■ **Exercise aim**: Search the material below for the string "image" and extract each line that has it.

■ **Material provided**:
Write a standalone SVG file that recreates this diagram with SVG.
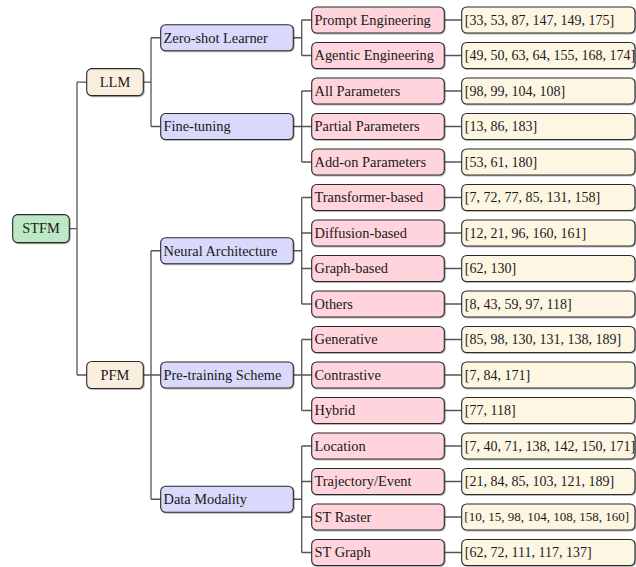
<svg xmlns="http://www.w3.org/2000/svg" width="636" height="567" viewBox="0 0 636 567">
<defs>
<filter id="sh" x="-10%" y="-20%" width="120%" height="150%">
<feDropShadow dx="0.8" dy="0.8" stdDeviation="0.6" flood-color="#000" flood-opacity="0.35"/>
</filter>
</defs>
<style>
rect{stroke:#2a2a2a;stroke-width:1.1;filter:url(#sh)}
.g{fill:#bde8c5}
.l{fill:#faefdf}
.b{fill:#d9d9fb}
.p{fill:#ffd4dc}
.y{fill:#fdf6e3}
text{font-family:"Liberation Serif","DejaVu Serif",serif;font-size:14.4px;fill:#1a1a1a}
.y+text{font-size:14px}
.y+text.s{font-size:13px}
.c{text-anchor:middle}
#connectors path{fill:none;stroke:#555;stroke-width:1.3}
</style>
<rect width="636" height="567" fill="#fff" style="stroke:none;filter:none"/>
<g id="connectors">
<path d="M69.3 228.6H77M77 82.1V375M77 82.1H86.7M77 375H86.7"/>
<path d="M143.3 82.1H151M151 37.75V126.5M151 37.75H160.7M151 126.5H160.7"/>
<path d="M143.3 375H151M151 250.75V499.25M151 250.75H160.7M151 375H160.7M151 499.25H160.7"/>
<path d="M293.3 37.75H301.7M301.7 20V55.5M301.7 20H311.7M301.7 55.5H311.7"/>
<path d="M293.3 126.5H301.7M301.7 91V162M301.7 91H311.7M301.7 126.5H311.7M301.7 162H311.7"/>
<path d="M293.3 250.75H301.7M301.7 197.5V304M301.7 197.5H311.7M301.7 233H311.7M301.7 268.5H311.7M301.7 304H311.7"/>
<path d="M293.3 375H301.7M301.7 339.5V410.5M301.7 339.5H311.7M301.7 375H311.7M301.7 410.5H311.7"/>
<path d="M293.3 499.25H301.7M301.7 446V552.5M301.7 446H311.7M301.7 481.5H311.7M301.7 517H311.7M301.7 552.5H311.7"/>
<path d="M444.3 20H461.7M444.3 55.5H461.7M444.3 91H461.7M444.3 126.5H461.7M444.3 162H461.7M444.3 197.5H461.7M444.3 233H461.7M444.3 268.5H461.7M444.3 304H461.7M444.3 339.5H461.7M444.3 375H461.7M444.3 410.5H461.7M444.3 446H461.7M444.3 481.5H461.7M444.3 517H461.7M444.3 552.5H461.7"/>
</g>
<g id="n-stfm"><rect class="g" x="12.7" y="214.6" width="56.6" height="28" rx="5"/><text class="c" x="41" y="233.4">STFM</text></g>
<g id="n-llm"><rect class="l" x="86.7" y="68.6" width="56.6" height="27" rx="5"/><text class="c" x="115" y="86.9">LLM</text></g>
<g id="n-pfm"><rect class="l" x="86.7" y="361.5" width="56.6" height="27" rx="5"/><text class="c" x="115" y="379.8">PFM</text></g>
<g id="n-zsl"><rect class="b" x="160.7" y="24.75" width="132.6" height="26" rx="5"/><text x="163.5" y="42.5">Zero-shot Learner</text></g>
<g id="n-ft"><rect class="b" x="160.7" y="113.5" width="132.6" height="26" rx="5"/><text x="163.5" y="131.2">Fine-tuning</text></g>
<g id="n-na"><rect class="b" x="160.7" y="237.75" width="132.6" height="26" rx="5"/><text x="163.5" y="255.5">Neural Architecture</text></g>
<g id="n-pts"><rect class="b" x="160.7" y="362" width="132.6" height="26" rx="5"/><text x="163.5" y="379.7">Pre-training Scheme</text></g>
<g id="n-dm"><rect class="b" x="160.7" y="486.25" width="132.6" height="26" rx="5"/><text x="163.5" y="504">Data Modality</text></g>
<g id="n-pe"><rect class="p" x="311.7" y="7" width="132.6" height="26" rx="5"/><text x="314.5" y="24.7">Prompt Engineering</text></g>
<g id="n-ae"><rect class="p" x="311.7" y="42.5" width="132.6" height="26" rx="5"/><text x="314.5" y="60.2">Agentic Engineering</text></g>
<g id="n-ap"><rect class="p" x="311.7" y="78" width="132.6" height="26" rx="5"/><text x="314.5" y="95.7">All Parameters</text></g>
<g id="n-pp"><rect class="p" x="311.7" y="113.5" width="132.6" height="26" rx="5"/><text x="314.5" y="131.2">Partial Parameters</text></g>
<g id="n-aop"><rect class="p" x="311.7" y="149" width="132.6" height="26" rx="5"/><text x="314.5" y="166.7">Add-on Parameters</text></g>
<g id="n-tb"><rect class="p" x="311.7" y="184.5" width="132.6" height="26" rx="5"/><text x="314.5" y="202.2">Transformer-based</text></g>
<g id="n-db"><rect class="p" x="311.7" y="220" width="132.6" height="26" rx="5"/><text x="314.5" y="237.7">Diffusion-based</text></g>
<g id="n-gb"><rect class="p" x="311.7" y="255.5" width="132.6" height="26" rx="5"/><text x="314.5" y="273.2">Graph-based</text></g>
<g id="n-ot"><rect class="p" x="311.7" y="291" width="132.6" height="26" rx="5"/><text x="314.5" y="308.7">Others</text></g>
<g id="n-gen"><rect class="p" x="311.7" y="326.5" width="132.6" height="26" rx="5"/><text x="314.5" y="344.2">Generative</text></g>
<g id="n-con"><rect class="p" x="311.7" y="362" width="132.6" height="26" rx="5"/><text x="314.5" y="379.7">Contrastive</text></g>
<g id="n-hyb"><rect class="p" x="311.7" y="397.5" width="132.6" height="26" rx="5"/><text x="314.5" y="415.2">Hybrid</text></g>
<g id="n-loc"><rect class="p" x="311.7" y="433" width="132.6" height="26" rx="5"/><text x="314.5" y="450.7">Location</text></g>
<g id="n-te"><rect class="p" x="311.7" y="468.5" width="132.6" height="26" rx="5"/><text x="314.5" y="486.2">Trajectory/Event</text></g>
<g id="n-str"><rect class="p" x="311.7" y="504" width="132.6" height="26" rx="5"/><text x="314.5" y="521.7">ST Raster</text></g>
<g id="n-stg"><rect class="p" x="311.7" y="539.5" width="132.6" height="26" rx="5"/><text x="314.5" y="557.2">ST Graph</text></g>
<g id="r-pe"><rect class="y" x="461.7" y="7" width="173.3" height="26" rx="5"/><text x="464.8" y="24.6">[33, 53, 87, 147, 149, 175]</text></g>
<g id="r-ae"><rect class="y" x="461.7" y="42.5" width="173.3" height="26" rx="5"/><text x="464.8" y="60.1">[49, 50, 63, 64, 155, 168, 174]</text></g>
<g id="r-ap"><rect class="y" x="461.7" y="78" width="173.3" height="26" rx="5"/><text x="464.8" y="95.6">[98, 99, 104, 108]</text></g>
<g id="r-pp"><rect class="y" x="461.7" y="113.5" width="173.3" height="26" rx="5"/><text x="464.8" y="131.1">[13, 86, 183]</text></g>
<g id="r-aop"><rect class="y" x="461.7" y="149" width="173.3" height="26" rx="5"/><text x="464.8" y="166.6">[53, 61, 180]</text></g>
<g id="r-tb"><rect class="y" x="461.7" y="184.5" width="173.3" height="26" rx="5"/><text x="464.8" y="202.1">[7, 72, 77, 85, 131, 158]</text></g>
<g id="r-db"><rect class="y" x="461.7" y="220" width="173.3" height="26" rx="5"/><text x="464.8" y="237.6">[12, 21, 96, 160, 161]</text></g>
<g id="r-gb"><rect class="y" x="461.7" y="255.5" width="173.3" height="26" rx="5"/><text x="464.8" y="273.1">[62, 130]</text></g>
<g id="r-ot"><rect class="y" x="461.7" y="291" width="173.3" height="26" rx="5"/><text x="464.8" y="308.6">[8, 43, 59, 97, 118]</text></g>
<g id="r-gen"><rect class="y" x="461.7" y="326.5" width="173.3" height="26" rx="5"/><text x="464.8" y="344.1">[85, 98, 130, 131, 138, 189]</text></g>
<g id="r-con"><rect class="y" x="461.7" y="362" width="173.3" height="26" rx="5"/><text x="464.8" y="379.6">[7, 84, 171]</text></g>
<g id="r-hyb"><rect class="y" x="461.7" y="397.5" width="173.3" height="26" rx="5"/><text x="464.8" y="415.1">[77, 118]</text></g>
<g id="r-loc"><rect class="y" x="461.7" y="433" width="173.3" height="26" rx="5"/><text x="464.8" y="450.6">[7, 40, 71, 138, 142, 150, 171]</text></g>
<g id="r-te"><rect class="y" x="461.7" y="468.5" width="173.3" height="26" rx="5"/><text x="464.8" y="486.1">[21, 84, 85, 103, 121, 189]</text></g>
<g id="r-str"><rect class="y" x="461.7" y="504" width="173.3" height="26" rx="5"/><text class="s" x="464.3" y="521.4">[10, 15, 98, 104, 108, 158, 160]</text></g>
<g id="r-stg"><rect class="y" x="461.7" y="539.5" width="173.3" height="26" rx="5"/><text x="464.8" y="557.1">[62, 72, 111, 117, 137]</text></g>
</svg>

--

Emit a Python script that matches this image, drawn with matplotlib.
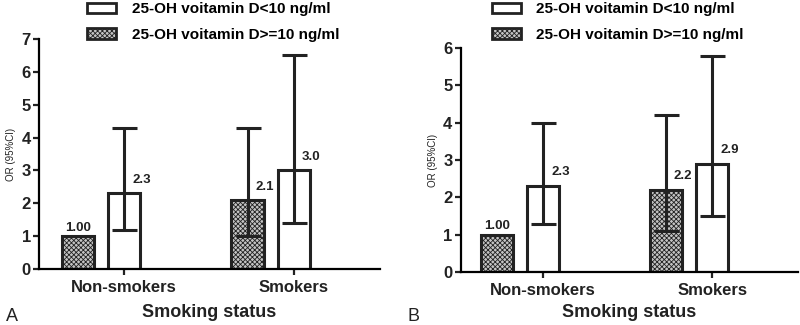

* * *

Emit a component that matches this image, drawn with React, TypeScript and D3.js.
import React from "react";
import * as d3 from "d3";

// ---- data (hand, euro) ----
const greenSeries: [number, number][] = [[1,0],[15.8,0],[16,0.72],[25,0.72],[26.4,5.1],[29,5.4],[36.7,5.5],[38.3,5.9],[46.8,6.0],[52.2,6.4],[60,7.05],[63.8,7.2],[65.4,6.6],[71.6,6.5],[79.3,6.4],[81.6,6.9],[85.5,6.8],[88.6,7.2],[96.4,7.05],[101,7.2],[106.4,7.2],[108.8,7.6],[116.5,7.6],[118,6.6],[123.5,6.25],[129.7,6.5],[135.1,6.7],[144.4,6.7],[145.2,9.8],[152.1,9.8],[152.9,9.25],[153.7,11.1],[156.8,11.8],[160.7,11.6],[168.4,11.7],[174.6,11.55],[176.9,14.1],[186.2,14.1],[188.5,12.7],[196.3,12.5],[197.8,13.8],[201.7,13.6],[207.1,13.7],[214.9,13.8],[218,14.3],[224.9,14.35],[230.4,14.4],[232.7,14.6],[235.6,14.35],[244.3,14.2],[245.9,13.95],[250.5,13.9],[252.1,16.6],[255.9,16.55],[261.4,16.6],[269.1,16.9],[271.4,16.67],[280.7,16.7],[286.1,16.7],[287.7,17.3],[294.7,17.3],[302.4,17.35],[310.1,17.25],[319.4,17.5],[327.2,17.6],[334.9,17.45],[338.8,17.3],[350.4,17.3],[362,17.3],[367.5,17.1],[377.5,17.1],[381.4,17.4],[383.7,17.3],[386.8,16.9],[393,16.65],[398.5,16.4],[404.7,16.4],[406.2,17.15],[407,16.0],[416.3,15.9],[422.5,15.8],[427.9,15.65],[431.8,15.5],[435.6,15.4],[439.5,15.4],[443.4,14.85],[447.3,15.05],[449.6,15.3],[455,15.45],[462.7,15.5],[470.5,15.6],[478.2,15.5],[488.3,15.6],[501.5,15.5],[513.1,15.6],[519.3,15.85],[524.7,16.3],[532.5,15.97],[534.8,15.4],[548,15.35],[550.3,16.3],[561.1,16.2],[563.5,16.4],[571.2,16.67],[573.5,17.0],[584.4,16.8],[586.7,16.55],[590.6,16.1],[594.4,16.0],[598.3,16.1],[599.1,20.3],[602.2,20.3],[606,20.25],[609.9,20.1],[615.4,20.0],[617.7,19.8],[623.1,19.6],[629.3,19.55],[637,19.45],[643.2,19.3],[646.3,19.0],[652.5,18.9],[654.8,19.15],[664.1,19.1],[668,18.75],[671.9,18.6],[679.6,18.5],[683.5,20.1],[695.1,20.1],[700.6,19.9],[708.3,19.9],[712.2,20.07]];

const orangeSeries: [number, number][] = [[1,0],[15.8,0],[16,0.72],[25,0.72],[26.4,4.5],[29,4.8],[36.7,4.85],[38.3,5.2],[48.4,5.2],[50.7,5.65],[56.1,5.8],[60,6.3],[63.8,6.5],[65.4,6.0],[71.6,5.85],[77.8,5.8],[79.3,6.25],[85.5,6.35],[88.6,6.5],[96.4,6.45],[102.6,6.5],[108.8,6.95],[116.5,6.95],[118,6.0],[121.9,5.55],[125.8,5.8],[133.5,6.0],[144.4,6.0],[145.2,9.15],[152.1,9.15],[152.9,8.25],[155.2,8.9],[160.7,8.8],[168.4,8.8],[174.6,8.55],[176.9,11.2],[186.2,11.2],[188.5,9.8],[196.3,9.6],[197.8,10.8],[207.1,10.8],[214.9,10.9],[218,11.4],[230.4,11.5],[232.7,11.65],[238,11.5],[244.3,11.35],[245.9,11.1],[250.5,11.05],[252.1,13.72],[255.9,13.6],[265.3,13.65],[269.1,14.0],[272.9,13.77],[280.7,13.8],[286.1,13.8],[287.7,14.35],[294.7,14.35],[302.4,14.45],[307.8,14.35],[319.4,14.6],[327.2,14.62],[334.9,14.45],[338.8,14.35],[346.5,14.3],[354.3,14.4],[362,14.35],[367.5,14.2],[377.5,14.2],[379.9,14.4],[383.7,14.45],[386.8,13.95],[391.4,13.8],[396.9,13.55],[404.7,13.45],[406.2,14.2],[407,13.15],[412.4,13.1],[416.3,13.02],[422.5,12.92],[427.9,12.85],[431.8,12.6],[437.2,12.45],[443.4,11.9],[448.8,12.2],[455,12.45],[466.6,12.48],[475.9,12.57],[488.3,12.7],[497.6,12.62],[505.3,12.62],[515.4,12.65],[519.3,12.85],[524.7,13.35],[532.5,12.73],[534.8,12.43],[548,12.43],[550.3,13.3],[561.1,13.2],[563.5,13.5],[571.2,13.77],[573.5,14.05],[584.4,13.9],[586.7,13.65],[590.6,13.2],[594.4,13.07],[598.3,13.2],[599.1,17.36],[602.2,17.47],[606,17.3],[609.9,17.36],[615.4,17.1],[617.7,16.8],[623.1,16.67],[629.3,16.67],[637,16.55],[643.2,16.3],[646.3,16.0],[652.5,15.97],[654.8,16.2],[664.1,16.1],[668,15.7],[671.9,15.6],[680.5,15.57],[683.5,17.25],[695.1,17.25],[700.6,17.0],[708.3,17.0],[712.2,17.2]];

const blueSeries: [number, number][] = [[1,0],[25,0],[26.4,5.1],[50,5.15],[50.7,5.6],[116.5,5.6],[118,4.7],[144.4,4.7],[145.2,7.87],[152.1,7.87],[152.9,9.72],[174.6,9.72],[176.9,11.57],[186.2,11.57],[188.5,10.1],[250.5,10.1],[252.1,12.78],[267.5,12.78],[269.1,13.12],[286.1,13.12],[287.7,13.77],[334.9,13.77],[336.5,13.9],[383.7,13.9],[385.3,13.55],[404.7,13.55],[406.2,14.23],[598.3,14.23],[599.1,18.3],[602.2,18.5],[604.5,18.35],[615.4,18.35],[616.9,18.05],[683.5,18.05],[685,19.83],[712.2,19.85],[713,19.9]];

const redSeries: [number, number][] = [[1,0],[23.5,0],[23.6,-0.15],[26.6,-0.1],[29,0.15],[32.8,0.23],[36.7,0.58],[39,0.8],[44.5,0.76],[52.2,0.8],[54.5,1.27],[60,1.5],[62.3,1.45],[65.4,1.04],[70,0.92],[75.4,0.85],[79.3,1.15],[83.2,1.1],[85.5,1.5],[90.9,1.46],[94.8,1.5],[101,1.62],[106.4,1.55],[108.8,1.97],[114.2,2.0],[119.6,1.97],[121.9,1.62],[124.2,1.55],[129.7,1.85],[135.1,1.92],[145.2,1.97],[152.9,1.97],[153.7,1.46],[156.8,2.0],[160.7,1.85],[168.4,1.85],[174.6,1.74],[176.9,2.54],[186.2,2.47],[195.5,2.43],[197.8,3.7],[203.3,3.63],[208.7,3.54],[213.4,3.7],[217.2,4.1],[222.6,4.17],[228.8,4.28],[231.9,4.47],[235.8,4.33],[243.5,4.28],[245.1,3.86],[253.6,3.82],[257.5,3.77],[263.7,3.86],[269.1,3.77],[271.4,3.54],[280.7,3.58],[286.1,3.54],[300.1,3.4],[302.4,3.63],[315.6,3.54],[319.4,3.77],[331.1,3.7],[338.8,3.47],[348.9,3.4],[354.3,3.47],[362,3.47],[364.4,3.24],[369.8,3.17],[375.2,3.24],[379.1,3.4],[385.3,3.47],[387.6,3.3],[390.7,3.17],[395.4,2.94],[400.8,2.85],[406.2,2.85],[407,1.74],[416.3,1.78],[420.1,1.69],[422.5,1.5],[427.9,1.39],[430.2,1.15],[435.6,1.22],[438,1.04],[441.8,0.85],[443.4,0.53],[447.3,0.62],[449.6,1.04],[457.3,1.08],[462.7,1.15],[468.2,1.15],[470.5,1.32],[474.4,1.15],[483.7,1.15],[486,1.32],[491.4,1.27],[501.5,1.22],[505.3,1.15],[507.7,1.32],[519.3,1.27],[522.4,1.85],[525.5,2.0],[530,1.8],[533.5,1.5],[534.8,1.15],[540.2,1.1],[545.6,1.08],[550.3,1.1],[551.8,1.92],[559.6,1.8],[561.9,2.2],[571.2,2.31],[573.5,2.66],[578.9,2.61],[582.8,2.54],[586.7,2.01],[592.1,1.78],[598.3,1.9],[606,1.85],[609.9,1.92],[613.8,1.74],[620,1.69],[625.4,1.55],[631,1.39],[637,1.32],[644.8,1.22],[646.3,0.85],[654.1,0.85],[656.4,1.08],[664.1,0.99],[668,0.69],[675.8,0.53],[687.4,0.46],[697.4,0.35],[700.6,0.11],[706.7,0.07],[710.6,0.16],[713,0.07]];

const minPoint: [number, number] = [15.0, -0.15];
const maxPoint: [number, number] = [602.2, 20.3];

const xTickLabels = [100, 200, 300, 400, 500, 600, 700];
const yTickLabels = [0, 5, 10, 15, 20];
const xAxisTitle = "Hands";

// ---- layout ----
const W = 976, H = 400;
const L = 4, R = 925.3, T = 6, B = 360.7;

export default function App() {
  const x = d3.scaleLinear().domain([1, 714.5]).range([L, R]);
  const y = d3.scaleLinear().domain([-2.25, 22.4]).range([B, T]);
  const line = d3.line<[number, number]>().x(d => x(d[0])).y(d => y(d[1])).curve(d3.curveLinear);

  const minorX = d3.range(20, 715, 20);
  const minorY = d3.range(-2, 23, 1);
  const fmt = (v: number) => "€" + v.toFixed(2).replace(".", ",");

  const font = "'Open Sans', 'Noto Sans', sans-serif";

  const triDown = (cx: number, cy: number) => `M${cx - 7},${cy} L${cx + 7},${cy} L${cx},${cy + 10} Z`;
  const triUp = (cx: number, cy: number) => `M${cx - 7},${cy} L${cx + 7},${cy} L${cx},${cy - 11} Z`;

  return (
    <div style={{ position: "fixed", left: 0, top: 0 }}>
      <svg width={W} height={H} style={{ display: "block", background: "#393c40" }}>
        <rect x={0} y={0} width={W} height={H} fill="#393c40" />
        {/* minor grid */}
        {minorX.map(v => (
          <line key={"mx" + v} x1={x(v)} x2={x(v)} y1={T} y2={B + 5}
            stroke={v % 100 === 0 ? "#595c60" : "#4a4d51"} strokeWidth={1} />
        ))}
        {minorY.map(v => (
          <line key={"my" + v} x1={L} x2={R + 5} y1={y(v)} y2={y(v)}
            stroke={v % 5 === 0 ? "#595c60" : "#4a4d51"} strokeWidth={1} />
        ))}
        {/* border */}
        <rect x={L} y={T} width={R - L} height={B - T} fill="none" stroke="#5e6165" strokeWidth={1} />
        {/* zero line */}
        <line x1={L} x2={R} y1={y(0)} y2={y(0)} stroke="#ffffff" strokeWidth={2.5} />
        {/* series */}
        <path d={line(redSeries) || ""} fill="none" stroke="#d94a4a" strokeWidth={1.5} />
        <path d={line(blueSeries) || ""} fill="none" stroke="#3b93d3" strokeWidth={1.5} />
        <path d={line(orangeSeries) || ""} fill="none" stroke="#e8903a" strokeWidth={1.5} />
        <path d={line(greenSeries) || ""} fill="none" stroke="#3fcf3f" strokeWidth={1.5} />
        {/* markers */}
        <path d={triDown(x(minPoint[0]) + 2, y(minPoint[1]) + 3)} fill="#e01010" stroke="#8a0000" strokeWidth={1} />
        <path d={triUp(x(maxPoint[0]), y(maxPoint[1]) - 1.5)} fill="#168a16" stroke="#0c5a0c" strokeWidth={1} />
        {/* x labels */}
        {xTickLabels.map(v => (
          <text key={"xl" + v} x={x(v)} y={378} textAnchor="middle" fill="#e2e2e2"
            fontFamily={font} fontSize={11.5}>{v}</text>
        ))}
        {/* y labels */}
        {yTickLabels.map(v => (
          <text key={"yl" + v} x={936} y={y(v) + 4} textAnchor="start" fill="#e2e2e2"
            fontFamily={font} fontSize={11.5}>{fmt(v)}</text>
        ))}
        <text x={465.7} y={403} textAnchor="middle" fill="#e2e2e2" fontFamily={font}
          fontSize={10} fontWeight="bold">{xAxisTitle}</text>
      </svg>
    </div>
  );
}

■ **Solution**:
Emit a Python script that matches this image, drawn with matplotlib.
Emit a component that matches this image, drawn with React, TypeScript and D3.js.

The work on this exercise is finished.